All three Mass prayers remind us that gratitude calls us to share with others. In the Prayer After Communion we say that God’s love “for every man and woman” reminds us of our own “negligence toward others.” We ask God to help us “reach out in love to all your people, so that we may share with them the goods of time and eternity.”

This is the spirit of stewardship. We are aware that all we have is gift, and that God wants us to use his gifts for the good of others. They are his free act of love to us, but they are also his investment. God gives to those who have, expecting them to use what they have to help those who have not.

“Having” and “having not” do not just refer to money, but to the “everything” we thank God for. Those who have possessions, skills, health, disposable time, or just cheerfulness and a smile to express it, are expected to use these for the good of others. Our baptismal consecration as stewards who share in the responsibilities of Christ’s kingship commits us to it.

Thanksgiving and praise
Sirach 50:22-24 alerts us that thanksgiving and praise go together. We “bless God” because he has “done wondrous things on earth.” Sirach focuses on the most basic, the source of all: God “fosters people’s growth from their mother’s womb.” Our very existence is an ongoing activity of God choosing to make us be. If he paused for even an eyeblink, we would instantly cease to exist. God’s continuing choice that we should esse et bene esse — “be and be all we can be” (St. Augustine’s definition of love) — is all that stands between us and absolute nothingness.

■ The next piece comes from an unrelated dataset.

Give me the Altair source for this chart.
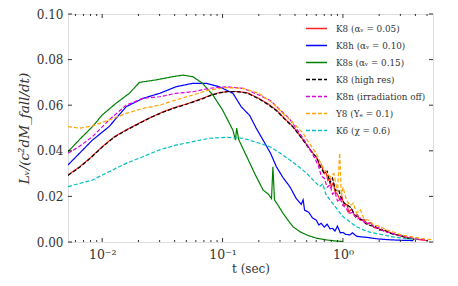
import altair as alt
import pandas as pd

# ---------------- data ----------------
series_names = ["K8 (αᵥ = 0.05)", "K8h (αᵥ = 0.10)", "K8s (αᵥ = 0.15)", "K8 (high res)",
                "K8n (irradiation off)", "Y8 (Yₑ = 0.1)", "K6 (χ = 0.6)"]
series_colors = ["#ff2020", "#0000ff", "#008000", "#000000", "#e000e0", "#ffa500", "#00bfbf"]
series_dash = [[1, 0], [1, 0], [1, 0], [4, 2], [4, 2], [4, 2], [4, 2]]

k8_t = [0.0052, 0.0065, 0.008, 0.01, 0.0125, 0.0156, 0.02, 0.025, 0.0316, 0.04, 0.05, 0.0681, 0.08, 0.094,
        0.11, 0.13, 0.16, 0.2, 0.24, 0.28, 0.33, 0.385, 0.45, 0.52, 0.565, 0.62, 0.64, 0.66, 0.7, 0.72, 0.75,
        0.78, 0.8, 0.83, 0.86, 0.9, 0.944, 0.98, 1.02, 1.08, 1.12, 1.18, 1.25, 1.32, 1.39, 1.5, 1.6, 1.7, 1.8,
        1.95, 2.1, 2.3, 2.5, 2.7, 3.0, 3.4, 3.9, 4.5, 5.1]
k8_v = [0.0294, 0.033, 0.037, 0.0418, 0.046, 0.049, 0.052, 0.0545, 0.057, 0.059, 0.0605, 0.063, 0.0645, 0.0655,
        0.066, 0.066, 0.0655, 0.063, 0.0605, 0.0579, 0.054, 0.0506, 0.046, 0.0415, 0.0389, 0.036, 0.033, 0.034,
        0.030, 0.031, 0.027, 0.028, 0.024, 0.026, 0.022, 0.021, 0.0184, 0.020, 0.016, 0.0165, 0.013, 0.0145,
        0.0115, 0.0120, 0.0096, 0.0098, 0.0078, 0.0085, 0.0064, 0.0060, 0.0052, 0.0048, 0.0040, 0.0034, 0.0026,
        0.0018, 0.0013, 0.0009, 0.0006]

k8hr_t = [0.0052, 0.0065, 0.008, 0.01, 0.0125, 0.0156, 0.02, 0.025, 0.0316, 0.04, 0.05, 0.0681, 0.08, 0.094,
          0.11, 0.13, 0.16, 0.2, 0.24, 0.28, 0.33, 0.385, 0.45, 0.52, 0.565, 0.6, 0.65, 0.7, 0.74, 0.78, 0.82,
          0.87, 0.92, 0.97, 1.03, 1.1, 1.17, 1.25, 1.35, 1.45, 1.55, 1.7, 1.85, 2.0, 2.2, 2.4, 2.7, 3.0, 3.4, 3.9]
k8hr_v = [0.0292, 0.0328, 0.0368, 0.0416, 0.0458, 0.0488, 0.0518, 0.0545, 0.0568, 0.0588, 0.0604, 0.0628,
          0.0643, 0.0654, 0.0659, 0.066, 0.0653, 0.0628, 0.0602, 0.0576, 0.0538, 0.0504, 0.0458, 0.0412, 0.0386,
          0.0375, 0.0330, 0.0300, 0.0310, 0.0260, 0.0280, 0.0225, 0.0230, 0.0190, 0.0170, 0.0160, 0.0150,
          0.0120, 0.0105, 0.0095, 0.0080, 0.0072, 0.0070, 0.0052, 0.0055, 0.0040, 0.0032, 0.0030, 0.0018, 0.0012]

k8h_t = [0.0052, 0.0065, 0.0083, 0.0114, 0.0158, 0.0218, 0.030, 0.041, 0.0567, 0.073, 0.094, 0.122, 0.143,
         0.168, 0.19, 0.217, 0.25, 0.28, 0.32, 0.362, 0.41, 0.45, 0.467, 0.48, 0.52, 0.56, 0.6, 0.63, 0.66, 0.7,
         0.74, 0.78, 0.82, 0.86, 0.9, 0.95, 1.0, 1.05, 1.14, 1.2, 1.3, 1.45, 1.6, 1.79, 2.0, 2.4, 2.9, 3.4, 3.85]
k8h_v = [0.0338, 0.039, 0.0447, 0.0506, 0.0593, 0.063, 0.0652, 0.0681, 0.0696, 0.0696, 0.0681, 0.0652, 0.0593,
         0.0555, 0.050, 0.0447, 0.039, 0.033, 0.028, 0.0243, 0.019, 0.0165, 0.0185, 0.014, 0.013, 0.0105, 0.0096,
         0.0075, 0.0082, 0.0065, 0.0078, 0.0058, 0.0060, 0.0048, 0.0070, 0.0040, 0.0042, 0.0034, 0.0031, 0.0040,
         0.0025, 0.0022, 0.0020, 0.0016, 0.0013, 0.0010, 0.0008, 0.0007, 0.0006]

k8s_t = [0.0052, 0.0065, 0.0083, 0.01, 0.013, 0.0168, 0.0204, 0.028, 0.0385, 0.0467, 0.0567, 0.0681, 0.083, 0.1,
         0.122, 0.128, 0.131, 0.136, 0.157, 0.185, 0.217, 0.24, 0.255, 0.262, 0.27, 0.29, 0.318, 0.35, 0.385,
         0.44, 0.5, 0.6, 0.73, 0.85, 1.0]
k8s_v = [0.0396, 0.045, 0.0506, 0.0557, 0.0608, 0.0652, 0.070, 0.0711, 0.0725, 0.0732, 0.0725, 0.0696, 0.0645,
         0.0579, 0.049, 0.0447, 0.050, 0.045, 0.038, 0.030, 0.0228, 0.021, 0.019, 0.033, 0.0184, 0.016, 0.0126,
         0.0095, 0.0067, 0.0045, 0.0031, 0.0017, 0.0009, 0.0005, 0.0002]

k8n_t = [0.0052, 0.0065, 0.0083, 0.0114, 0.0158, 0.0218, 0.030, 0.041, 0.0567, 0.078, 0.107, 0.148, 0.2, 0.25,
         0.3, 0.36, 0.42, 0.5, 0.58, 0.63, 0.66, 0.7, 0.74, 0.78, 0.82, 0.86, 0.9, 0.95, 1.0, 1.06, 1.12, 1.2,
         1.3, 1.4, 1.55, 1.7, 1.85, 2.0, 2.2, 2.5, 3.0, 3.5, 4.0, 5.0]
k8n_v = [0.0389, 0.042, 0.0462, 0.0535, 0.060, 0.063, 0.0637, 0.0652, 0.0659, 0.0674, 0.0681, 0.0674, 0.0645,
         0.062, 0.058, 0.054, 0.049, 0.043, 0.037, 0.033, 0.029, 0.028, 0.024, 0.025, 0.021, 0.022, 0.018, 0.019,
         0.016, 0.015, 0.0125, 0.013, 0.010, 0.0105, 0.008, 0.0085, 0.006, 0.0065, 0.0045, 0.0040, 0.0028, 0.0022,
         0.0015, 0.0008]

y8_t = [0.0052, 0.0065, 0.0083, 0.0114, 0.0158, 0.0218, 0.030, 0.041, 0.0567, 0.078, 0.107, 0.148, 0.2, 0.26,
        0.318, 0.39, 0.467, 0.53, 0.6, 0.66, 0.72, 0.78, 0.84, 0.9, 0.94, 0.97, 1.0, 1.07, 1.15, 1.22, 1.3,
        1.4, 1.5, 1.65, 1.8, 2.0, 2.3, 2.6, 3.0, 3.5, 4.2, 5.0, 5.5]
y8_v = [0.0506, 0.0499, 0.0509, 0.0535, 0.0564, 0.0586, 0.060, 0.0623, 0.0645, 0.0667, 0.0677, 0.0674, 0.0652,
        0.0610, 0.0564, 0.052, 0.0477, 0.043, 0.039, 0.034, 0.031, 0.0286, 0.030, 0.022, 0.039, 0.020, 0.024,
        0.0184, 0.016, 0.017, 0.0127, 0.014, 0.010, 0.0095, 0.0075, 0.0070, 0.0053, 0.0045, 0.0032, 0.0025,
        0.0018, 0.0012, 0.0010]

k6_t = [0.0052, 0.0083, 0.0114, 0.0158, 0.0218, 0.030, 0.041, 0.0567, 0.078, 0.107, 0.148, 0.203, 0.247, 0.3,
        0.362, 0.43, 0.5, 0.57, 0.64, 0.68, 0.72, 0.78, 0.85, 0.92, 1.0, 1.1, 1.2, 1.3, 1.5, 1.7, 2.0, 2.17, 2.5,
        3.0, 3.5, 4.1]
k6_v = [0.0243, 0.0272, 0.0308, 0.0345, 0.0374, 0.0404, 0.0425, 0.044, 0.0455, 0.0459, 0.0455, 0.0433, 0.0418,
        0.039, 0.036, 0.033, 0.0301, 0.027, 0.0243, 0.0255, 0.021, 0.0184, 0.016, 0.0135, 0.0111, 0.0095, 0.0080,
        0.0067, 0.0052, 0.0042, 0.0035, 0.0031, 0.0024, 0.0018, 0.0014, 0.0012]

x_major = [0.01, 0.1, 1.0]
x_minor = [0.006, 0.007, 0.008, 0.009, 0.02, 0.03, 0.04, 0.05, 0.06, 0.07, 0.08, 0.09,
           0.2, 0.3, 0.4, 0.5, 0.6, 0.7, 0.8, 0.9, 2.0, 3.0, 4.0, 5.0]
y_major = [0.0, 0.02, 0.04, 0.06, 0.08, 0.10]

# -------------- build table --------------
all_t = [k8_t, k8h_t, k8s_t, k8hr_t, k8n_t, y8_t, k6_t]
all_v = [k8_v, k8h_v, k8s_v, k8hr_v, k8n_v, y8_v, k6_v]
rows = []
for i, (name, ts, vs) in enumerate(zip(series_names, all_t, all_v)):
    for j, (t, v) in enumerate(zip(ts, vs)):
        rows.append({"series": name, "order": i, "idx": j, "t": t, "L": v})
df = pd.DataFrame(rows)

W, H = 365, 228
FONT = "DejaVu Serif, Liberation Serif, serif"
xscale = alt.Scale(type="log", domain=[0.0052, 5.6], nice=False)
yscale = alt.Scale(domain=[0, 0.1], nice=False)

legend = alt.Legend(title=None, orient="none", legendX=237, legendY=3,
                    symbolType="stroke", symbolSize=441, symbolStrokeWidth=1.5,
                    labelFont=FONT, labelFontSize=8.8, labelColor="#333",
                    rowPadding=-1.1, labelOffset=8)

lines = alt.Chart(df).mark_line(strokeWidth=1.2, clip=True).encode(
    x=alt.X("t:Q", scale=xscale,
            axis=alt.Axis(values=x_major, ticks=False, grid=False, domain=False,
                          labelExpr="datum.value < 0.05 ? '10⁻²' : (datum.value < 0.5 ? '10⁻¹' : '10⁰')",
                          labelFont=FONT, labelFontSize=12.5, labelColor="#333", labelPadding=6,
                          title="t (sec)", titleFont=FONT, titleFontSize=12, titleFontWeight="normal",
                          titleColor="#333", titlePadding=3)),
    y=alt.Y("L:Q", scale=yscale,
            axis=alt.Axis(values=y_major, format=".2f", ticks=False, grid=False, domain=False,
                          labelFont=FONT, labelFontSize=12, labelColor="#333", labelPadding=5,
                          title="Lᵥ/(c²dM_fall/dt)", titleFont=FONT, titleFontSize=13.5,
                          titleFontWeight="normal", titleFontStyle="italic", titleColor="#333",
                          titlePadding=5)),
    color=alt.Color("series:N", scale=alt.Scale(domain=series_names, range=series_colors), legend=legend),
    strokeDash=alt.StrokeDash("series:N", scale=alt.Scale(domain=series_names, range=series_dash),
                              legend=legend),
    order="idx:Q",
    detail="series:N",
)

xt_major = pd.DataFrame({"t": x_major})
xt_minor = pd.DataFrame({"t": x_minor})
yt_major = pd.DataFrame({"L": y_major})

def xticks(d, length):
    bot = alt.Chart(d).mark_rule(color="black", strokeWidth=0.8).encode(
        x=alt.X("t:Q", scale=xscale), y=alt.value(H), y2=alt.value(H - length))
    top = alt.Chart(d).mark_rule(color="black", strokeWidth=0.8).encode(
        x=alt.X("t:Q", scale=xscale), y=alt.value(0), y2=alt.value(length))
    return bot + top

yl = alt.Chart(yt_major).mark_rule(color="black", strokeWidth=0.8).encode(
    y=alt.Y("L:Q", scale=yscale), x=alt.value(0), x2=alt.value(4))
yr = alt.Chart(yt_major).mark_rule(color="black", strokeWidth=0.8).encode(
    y=alt.Y("L:Q", scale=yscale), x=alt.value(W), x2=alt.value(W - 4))

chart = alt.layer(lines, xticks(xt_major, 4), xticks(xt_minor, 2), yl, yr).resolve_scale(
    x="shared", y="shared"
).properties(
    width=W, height=H,
    autosize=alt.AutoSizeParams(type="none"),
    padding={"left": 60, "top": 6, "right": 17, "bottom": 36},
).configure_view(stroke="black", strokeWidth=1.2).configure(background="white", font=FONT)

chart.save("out.html", embed_options={"renderer": "svg", "actions": False})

God’s “steadfast love” is our only ultimate guarantee that we will continue to have existence itself, not to mention anything else that gives us the “joy of heart” Sirach wishes us. If we keep ourselves aware of this fundamental truth, both as individuals and as a nation, by praising God privately and publicly for his “goodness toward us,” we will be freed from false and destructive dependence on affluence or power. Only then will “peace abide among us.” The Responsorial (Psalm 145) suggests we respond: “I will praise your name forever, Lord.

For God and country
Paul underscores the essential connection between peace and the favor (grace) of God by beginning all thirteen of the letters attributed to him with the words “grace and peace,” as he does in 1Corinthians 1:3-9. And like Sirach, he builds peace on praise and gratitude:

Grace to you and peace from God our Father and the Lord Jesus Christ.
I give thanks to my God always for you because of the grace of God that has been given you in Christ Jesus, for in every way you have been enriched in him, in speech and knowledge of every kind... so that you are not lacking in any spiritual gift.

Paul roots our peace in confidence based on God’s steadfast love: “He will keep you firm to the end, so that you may be blameless on the day of our Lord Jesus Christ. God is faithful.” Our peace grows out of thanksgiving nourished by praise. Response: “I will praise your name forever, Lord.

A sobering thought
In Luke 17:11-19 Jesus tells a story with a hook. Ten lepers are cured. Only one returns to say “Thank you.” Jesus says to this one, “Go on your way; your faith has saved you.”
It makes us wonder about the other nine. They were cured of leprosy, but how much good did it do them? And we, if we receive the gifts of God without acknowledging them in conscious praise and thanksgiving, what do we miss out on?

Getting down to particulars, how consciously — and how enthusiastically — do we praise God at Mass? Especially during the Introductory Rites which are especially designed to supply us with matter for praise.

Do we listen to the words of the Greeting, to the phrases of the Gloria? Do we say them trying to mean them and to grow into meaning them more and more?

It is a basic principle of life, celebrated on this day and affirmed in all three readings, that praise and thanksgiving foster appreciation. And appreciation fosters love. Bottom line: “I will praise your name forever, Lord.

Do I see the connection between praise, thanksgiving, appreciation and love?

Initiative: Make the connection in family, social life, work and church.